Saya alumni 'sekolah' bernama FAJAR, di institusi itu ada 'kalimat pagar' merawat spirit profesional murid-muridnya bernama wartawan. "Bijak di garis tak berpihak." Adalah tagline atau semboyan, juga sekaligus jargon, karena tak pelak ada saja 'murid nakal' kerap melanggar batas semboyan itu. Ada yang partisan (ikut bermain) atau juga mendukung secara terbuka, saat even Pilpres, Pilkada, juga Pemilu Legislatif. Tetapi ketika dikritik, saya berkelit dan berkata, "Kami berpihak bukan karena mereka membayar iklan, tetapi program atau visi misinya layak dan baik." Seringkali jika terdesak, beberapa berkelit dengan jawaban, "Hubungan persahabatan tidak boleh terhalang." Suatu saat di Pilkada, saya ketahui calon yang maju gemar pelihara preman, maka saya terang-terangan mengatakan, "Visi misi anda bagus, tetapi harus saya katakan, jadi jelek karena anda memelihara preman."

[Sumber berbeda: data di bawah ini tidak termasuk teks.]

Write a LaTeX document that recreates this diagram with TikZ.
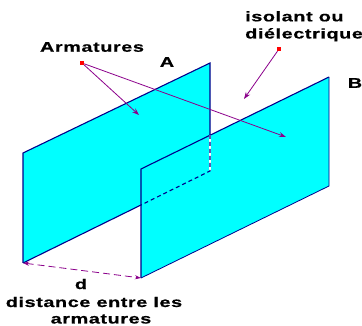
\documentclass[tikz,border=0pt]{standalone}
\usepackage{fontspec}
\setmainfont{Liberation Sans}[BoldFont={Liberation Sans Bold},BoldFeatures={FakeStretch=1.42,LetterSpace=4,FakeBold=0.6}]
\usetikzlibrary{arrows.meta,positioning}
\definecolor{plate}{RGB}{0,255,255}
\definecolor{edgeblue}{RGB}{0,0,139}
\definecolor{arrowpurple}{RGB}{139,0,139}
\begin{document}
\begin{tikzpicture}[
    x=1pt, y=-1pt,
    every node/.style={font=\bfseries\fontsize{14}{17.5}\selectfont, inner sep=0pt, align=center},
    edge/.style={edgeblue, line width=1.1pt},
    hidden/.style={edgeblue, line width=1.1pt, dash pattern=on 4pt off 3pt},
    arrow/.style={-{Stealth[length=7pt,width=5pt]}, arrowpurple, line width=0.8pt},
    dot/.style={fill=red, draw=none, minimum size=4pt, rectangle}
]
\useasboundingbox (0,0) rectangle (362,326);
\coordinate (a1) at (23,153);
\coordinate (a2) at (210,63);
\coordinate (a3) at (210,171);
\coordinate (a4) at (23,263);
\coordinate (b1) at (141,169);
\coordinate (b2) at (329,77);
\coordinate (b3) at (329,186);
\coordinate (b4) at (141,278);
\coordinate (cross) at (210,135);
\coordinate (hid) at (141,205);
\coordinate (t1) at (139,115);
\coordinate (t2) at (286,137);
\coordinate (t3) at (244,99);
\fill[plate] (a1) -- (a2) -- (a3) -- (a4) -- cycle;
\fill[plate] (b1) -- (b2) -- (b3) -- (b4) -- cycle;
\draw[edge] (a4) -- (a1) -- (a2) -- (cross);
\draw[edge] (a4) -- (hid);
\draw[edge] (b4) -- (b1) -- (b2);
\draw[edge, line width=0.8pt] (b2) -- (b3) -- (b4);
\draw[white, line width=1.1pt] (cross) -- (a3);
\draw[hidden] (cross) -- (a3) -- (hid);
\node (armatures) at (92,47) {Armatures};
\node (labela) at (167,62) {A};
\node (labelb) at (355,83) {B};
\node (isolant) [anchor=north west] at (245,11) {isolant ou};
\node (dielectrique) [anchor=north west] at (245,28) {diélectrique};
\node (d) at (81,284) {d};
\node (distance) at (94,302) {distance entre les};
\node (armature2) at (101,319) {armatures};
\node (dota) [dot] at (82,63) {};
\node (dotb) [dot] at (279,49) {};
\draw[arrow] (dota) -- (t1);
\draw[arrow] (dota) -- (t2);
\draw[arrow] (dotb) -- (t3);
\draw[{Stealth[length=6pt,width=4pt]}-{Stealth[length=6pt,width=4pt]}, arrowpurple, line width=0.8pt, dash pattern=on 7pt off 4pt] (a4) -- (b4);
\end{tikzpicture}
\end{document}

Pak Pj bupati harus jadi wasit yang baik, netral dan jujur, tak ada salahnya memakai slogan sekolah FAJAR, agar tetap bijak di garis tak berpihak. Sudah menjadi takdir, mereka yang ditunjuk menjadi wasit, hakim garis, atau juri, selalu terjebak pada godaan berpihak. Mengapa Rasulullah Nabi Muhammad, selalu mengingatkan agar seorang muslim jangan bersikap tidak adil, kepada siapapun. Kalau figur itu baik, kita harus berani mengatakan baik, sebaliknya jika salah jangan takut menyampaikan dimana letak salahnya. Kita terkadang munafik, karena takut maka sekalipun salah kita tetap benarkan. Bahkan sebaliknya jika benar, kita paksa untuk mengalah. Saya berasumsi semua Pj bupati, gubernur, pastilah memiliki dua kesulitan, berpihak salah tak berpihak juga bisa disalahkan. Untuk kalimat terakhir itu, saya pikir semua Pj pasti bisa memaknai. Salam akal sehat.